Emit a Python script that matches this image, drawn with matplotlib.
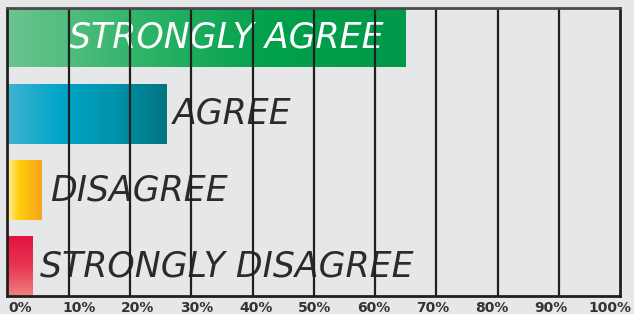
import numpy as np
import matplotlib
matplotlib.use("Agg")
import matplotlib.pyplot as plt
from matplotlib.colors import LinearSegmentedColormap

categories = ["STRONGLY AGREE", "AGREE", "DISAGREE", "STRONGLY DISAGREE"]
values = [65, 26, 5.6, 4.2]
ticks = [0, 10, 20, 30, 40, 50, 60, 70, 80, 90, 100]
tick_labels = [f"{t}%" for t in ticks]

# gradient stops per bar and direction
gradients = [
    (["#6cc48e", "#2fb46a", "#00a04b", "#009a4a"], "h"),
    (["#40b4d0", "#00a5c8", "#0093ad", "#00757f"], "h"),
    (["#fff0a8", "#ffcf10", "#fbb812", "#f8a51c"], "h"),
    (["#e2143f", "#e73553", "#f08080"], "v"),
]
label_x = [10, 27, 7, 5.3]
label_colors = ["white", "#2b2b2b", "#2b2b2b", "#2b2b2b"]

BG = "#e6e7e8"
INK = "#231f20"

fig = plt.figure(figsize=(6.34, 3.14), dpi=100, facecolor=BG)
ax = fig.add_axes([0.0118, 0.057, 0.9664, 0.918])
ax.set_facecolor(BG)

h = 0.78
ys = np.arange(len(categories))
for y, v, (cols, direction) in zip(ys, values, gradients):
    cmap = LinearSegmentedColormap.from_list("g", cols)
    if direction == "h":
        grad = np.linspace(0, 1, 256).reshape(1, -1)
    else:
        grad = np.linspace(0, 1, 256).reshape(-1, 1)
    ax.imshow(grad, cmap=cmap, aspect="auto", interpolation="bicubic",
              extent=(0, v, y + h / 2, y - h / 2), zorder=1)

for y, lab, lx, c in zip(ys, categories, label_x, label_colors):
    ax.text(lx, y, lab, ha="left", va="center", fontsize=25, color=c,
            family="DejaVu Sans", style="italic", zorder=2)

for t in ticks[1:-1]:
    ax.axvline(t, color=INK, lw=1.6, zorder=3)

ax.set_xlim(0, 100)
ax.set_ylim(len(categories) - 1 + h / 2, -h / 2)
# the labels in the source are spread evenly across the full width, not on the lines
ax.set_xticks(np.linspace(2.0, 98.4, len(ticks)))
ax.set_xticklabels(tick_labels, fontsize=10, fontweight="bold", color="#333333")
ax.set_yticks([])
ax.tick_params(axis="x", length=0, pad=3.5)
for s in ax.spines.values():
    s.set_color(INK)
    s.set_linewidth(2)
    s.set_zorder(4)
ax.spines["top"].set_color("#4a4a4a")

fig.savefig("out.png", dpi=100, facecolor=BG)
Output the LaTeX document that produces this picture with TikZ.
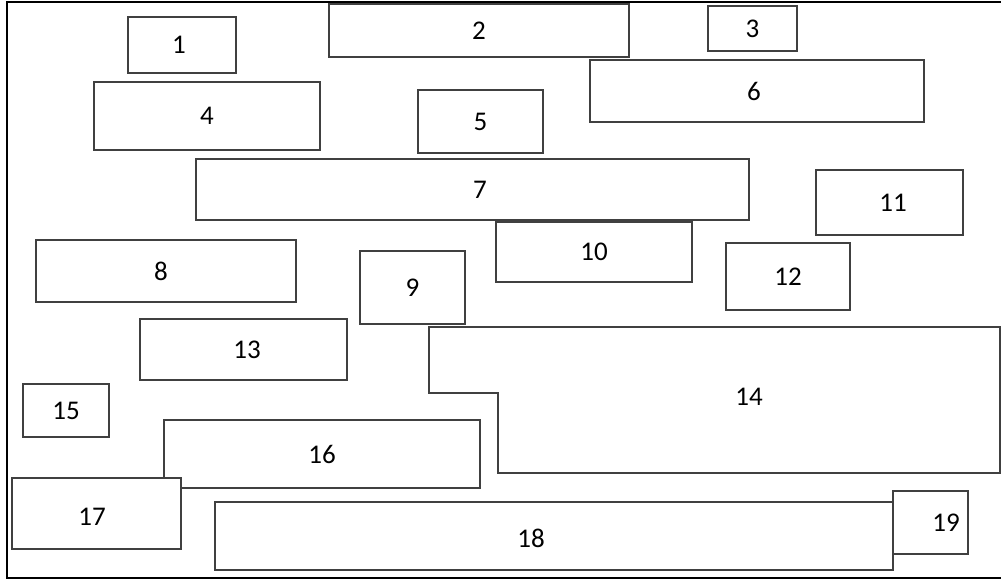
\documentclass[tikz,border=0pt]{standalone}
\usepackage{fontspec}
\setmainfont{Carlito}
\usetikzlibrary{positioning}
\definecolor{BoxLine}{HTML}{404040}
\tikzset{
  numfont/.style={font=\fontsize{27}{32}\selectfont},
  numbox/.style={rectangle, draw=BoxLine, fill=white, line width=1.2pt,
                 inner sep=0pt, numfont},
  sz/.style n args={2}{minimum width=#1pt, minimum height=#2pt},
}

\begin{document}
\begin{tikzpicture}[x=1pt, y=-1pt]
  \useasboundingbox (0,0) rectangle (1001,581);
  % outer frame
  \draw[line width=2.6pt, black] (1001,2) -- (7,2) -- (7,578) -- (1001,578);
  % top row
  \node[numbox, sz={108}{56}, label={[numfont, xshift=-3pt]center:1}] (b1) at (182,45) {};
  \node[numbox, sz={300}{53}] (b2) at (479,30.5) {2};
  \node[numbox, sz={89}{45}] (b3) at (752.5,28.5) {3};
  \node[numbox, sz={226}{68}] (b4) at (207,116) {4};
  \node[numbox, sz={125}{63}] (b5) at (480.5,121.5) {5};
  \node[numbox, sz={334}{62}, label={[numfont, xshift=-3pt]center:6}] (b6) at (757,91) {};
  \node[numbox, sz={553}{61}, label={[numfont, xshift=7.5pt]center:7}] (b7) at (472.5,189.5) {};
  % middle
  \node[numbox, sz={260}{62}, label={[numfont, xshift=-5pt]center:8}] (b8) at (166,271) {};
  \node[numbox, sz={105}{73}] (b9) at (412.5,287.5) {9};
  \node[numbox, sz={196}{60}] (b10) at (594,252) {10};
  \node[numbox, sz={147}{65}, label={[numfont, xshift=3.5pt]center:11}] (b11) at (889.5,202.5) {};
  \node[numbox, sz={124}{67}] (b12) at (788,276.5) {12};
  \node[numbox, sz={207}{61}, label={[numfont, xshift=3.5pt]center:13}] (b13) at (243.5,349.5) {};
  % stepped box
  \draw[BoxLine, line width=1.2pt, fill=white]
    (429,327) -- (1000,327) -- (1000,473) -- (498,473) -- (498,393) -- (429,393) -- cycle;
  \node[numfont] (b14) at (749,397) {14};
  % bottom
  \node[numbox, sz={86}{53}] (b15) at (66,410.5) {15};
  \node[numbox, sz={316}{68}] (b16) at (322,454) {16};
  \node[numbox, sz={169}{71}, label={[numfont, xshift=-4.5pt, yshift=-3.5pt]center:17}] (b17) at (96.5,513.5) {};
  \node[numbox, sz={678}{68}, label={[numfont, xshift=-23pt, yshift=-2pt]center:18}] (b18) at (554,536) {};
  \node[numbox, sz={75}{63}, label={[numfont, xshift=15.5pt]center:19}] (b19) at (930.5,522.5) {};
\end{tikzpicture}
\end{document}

==

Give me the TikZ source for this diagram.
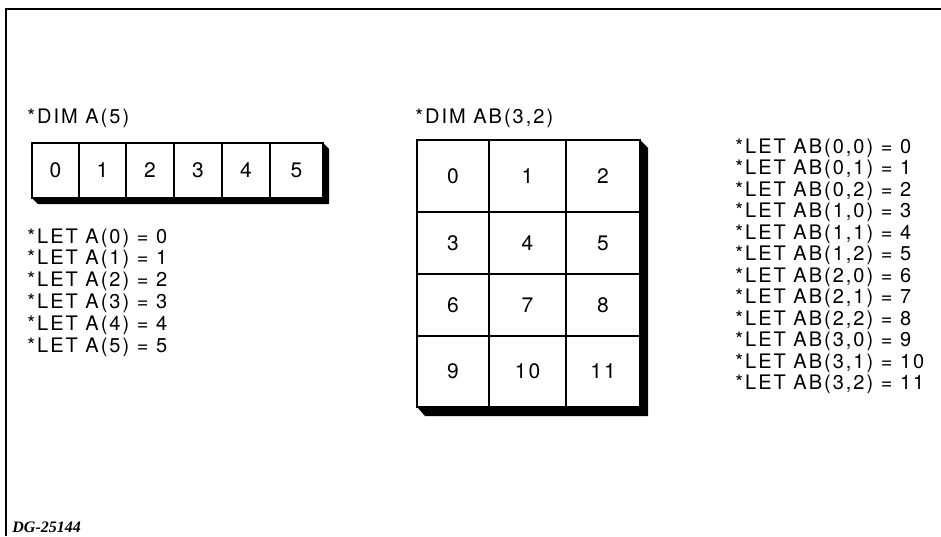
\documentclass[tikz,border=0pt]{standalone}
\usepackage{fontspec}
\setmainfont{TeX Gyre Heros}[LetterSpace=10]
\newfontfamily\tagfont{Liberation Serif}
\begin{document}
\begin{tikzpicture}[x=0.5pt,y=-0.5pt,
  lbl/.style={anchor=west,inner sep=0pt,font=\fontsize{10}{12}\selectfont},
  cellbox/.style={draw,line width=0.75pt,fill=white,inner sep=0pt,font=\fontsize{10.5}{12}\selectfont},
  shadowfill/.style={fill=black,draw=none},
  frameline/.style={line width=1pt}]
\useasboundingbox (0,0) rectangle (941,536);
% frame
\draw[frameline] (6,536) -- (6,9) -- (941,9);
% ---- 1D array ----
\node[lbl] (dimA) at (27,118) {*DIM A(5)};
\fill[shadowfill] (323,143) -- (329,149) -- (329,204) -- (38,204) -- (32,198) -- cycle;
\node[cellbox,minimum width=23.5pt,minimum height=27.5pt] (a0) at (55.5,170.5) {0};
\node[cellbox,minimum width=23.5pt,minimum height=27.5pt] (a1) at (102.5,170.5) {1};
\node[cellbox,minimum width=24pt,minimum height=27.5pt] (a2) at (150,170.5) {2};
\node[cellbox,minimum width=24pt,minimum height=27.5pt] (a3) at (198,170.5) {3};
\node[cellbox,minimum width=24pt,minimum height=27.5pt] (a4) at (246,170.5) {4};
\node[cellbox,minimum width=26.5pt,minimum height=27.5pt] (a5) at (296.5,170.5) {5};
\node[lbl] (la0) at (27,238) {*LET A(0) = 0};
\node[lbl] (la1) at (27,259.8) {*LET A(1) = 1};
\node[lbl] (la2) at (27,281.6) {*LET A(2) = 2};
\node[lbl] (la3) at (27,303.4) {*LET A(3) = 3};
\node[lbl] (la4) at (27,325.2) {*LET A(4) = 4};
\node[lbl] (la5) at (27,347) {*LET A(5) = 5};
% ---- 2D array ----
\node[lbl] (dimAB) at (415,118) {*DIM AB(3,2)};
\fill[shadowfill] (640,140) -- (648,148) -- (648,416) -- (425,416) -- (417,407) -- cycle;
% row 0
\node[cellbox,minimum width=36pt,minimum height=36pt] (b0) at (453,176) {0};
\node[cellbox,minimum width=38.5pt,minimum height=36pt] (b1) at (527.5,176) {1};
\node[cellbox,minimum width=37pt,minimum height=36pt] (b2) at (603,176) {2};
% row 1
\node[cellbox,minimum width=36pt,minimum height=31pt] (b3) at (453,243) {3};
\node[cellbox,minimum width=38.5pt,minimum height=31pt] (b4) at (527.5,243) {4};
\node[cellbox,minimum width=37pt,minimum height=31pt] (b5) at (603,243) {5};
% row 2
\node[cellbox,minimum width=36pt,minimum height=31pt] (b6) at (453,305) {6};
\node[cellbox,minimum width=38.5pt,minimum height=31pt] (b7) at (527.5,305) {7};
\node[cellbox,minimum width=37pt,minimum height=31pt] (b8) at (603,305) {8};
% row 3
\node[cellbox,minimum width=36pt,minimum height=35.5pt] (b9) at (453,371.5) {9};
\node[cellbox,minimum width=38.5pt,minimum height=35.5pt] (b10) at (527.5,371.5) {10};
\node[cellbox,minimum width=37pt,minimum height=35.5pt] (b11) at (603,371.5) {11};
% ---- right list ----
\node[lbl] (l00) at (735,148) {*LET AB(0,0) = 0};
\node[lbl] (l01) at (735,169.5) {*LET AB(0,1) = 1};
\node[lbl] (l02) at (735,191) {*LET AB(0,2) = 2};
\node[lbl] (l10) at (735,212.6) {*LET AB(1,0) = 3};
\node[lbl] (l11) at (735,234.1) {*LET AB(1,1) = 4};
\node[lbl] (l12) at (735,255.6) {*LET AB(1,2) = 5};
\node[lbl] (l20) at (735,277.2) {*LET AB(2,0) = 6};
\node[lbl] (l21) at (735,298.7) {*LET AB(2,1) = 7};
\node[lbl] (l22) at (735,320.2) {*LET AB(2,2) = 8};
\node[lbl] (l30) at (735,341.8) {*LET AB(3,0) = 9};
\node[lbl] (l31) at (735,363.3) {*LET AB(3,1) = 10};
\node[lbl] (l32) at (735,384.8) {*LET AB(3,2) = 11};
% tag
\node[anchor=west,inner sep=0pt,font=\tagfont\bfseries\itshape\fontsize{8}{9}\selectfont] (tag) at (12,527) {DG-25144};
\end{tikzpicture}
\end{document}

---

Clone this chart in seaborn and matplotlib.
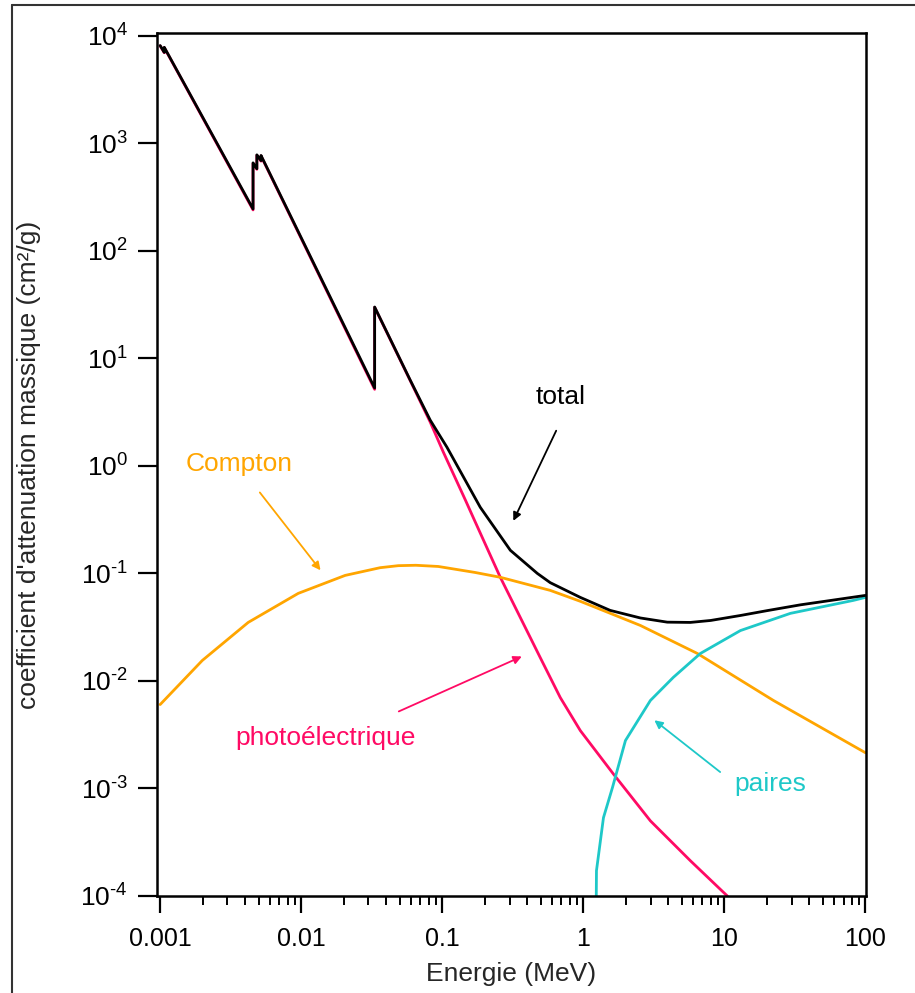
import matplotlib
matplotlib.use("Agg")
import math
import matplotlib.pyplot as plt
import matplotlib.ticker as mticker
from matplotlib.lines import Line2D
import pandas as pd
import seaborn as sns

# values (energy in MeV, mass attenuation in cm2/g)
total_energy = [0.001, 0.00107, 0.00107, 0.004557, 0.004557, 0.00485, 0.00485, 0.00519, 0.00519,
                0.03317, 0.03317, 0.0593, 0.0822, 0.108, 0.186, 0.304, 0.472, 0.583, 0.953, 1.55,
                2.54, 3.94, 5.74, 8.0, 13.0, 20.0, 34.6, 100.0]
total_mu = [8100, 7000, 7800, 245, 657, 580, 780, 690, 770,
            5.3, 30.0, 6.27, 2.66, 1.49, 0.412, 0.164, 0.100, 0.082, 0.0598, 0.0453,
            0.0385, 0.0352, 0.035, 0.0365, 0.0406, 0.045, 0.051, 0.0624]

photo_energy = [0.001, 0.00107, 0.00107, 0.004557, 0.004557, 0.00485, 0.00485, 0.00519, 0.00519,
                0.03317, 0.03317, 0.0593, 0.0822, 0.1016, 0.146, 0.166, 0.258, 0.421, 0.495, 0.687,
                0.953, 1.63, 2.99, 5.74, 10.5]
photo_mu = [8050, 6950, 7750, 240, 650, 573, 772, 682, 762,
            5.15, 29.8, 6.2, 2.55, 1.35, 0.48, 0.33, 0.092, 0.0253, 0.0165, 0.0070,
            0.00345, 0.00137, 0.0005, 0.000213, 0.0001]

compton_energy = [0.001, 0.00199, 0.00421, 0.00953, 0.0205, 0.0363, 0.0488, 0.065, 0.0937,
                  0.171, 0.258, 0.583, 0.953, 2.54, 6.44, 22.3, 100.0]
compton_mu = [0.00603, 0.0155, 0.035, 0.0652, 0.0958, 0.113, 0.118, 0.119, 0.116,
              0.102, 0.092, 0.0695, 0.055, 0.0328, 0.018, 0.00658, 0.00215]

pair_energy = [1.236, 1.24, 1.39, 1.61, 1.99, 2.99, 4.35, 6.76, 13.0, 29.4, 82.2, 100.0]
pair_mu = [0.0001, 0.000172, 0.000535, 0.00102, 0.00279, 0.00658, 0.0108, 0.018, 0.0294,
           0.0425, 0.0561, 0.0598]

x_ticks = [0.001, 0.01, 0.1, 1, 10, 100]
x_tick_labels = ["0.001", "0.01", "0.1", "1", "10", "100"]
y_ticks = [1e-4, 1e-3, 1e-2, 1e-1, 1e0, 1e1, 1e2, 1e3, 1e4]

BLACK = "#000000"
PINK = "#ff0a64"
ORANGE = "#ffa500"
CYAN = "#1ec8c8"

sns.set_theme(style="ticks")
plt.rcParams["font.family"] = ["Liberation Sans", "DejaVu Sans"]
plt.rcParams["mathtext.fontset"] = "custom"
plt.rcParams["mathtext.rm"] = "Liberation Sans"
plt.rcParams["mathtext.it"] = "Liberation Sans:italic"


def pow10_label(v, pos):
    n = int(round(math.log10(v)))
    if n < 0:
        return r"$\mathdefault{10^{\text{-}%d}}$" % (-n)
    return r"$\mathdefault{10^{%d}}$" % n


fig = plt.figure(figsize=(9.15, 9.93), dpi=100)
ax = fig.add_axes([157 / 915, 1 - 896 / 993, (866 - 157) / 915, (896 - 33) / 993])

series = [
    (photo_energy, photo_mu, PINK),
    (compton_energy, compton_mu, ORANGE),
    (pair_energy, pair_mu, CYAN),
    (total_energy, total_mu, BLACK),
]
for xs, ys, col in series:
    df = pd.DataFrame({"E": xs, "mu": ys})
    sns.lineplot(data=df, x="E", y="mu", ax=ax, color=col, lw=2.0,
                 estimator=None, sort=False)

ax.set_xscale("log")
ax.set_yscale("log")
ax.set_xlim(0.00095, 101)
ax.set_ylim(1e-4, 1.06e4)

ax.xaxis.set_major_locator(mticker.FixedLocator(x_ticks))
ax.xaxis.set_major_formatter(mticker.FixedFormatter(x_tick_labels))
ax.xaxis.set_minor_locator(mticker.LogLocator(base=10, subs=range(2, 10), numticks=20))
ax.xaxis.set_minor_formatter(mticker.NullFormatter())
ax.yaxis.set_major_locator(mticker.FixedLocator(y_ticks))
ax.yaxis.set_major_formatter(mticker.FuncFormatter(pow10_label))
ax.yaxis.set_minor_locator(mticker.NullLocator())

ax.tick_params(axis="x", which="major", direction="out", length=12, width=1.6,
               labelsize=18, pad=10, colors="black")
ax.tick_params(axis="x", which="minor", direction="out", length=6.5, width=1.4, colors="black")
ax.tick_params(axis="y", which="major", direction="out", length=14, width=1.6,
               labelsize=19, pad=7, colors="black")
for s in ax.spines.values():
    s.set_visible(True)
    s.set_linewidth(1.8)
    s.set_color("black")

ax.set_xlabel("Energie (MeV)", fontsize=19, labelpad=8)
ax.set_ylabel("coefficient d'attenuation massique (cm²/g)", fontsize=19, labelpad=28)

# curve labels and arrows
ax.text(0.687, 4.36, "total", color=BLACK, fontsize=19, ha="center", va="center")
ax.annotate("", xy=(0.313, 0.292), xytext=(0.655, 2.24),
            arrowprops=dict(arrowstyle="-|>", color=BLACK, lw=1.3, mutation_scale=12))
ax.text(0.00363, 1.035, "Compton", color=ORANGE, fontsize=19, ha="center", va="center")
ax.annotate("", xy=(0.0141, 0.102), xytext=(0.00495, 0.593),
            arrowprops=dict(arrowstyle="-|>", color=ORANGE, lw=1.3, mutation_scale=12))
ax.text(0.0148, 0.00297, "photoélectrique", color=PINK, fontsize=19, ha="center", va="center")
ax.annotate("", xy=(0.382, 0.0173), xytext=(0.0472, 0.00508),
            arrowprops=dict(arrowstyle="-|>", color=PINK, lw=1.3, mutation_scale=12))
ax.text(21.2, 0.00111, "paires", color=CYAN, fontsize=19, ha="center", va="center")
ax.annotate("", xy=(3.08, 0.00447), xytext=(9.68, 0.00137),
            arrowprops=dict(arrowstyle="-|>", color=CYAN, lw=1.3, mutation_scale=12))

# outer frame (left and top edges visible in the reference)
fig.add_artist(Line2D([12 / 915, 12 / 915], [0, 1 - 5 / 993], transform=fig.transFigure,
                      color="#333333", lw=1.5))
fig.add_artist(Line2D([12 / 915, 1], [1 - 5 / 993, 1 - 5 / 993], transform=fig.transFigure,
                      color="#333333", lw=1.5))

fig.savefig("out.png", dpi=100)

= Stated task =
Leaving out the pictures, extract the stretch from the line holding "Emit a Python" through the line holding "from matplotlib.colors import", word for word.

= Expected answer =
Emit a Python script that matches this image, drawn with matplotlib.
import numpy as np
import matplotlib
matplotlib.use("Agg")
import matplotlib.pyplot as plt
from matplotlib.colors import LinearSegmentedColormap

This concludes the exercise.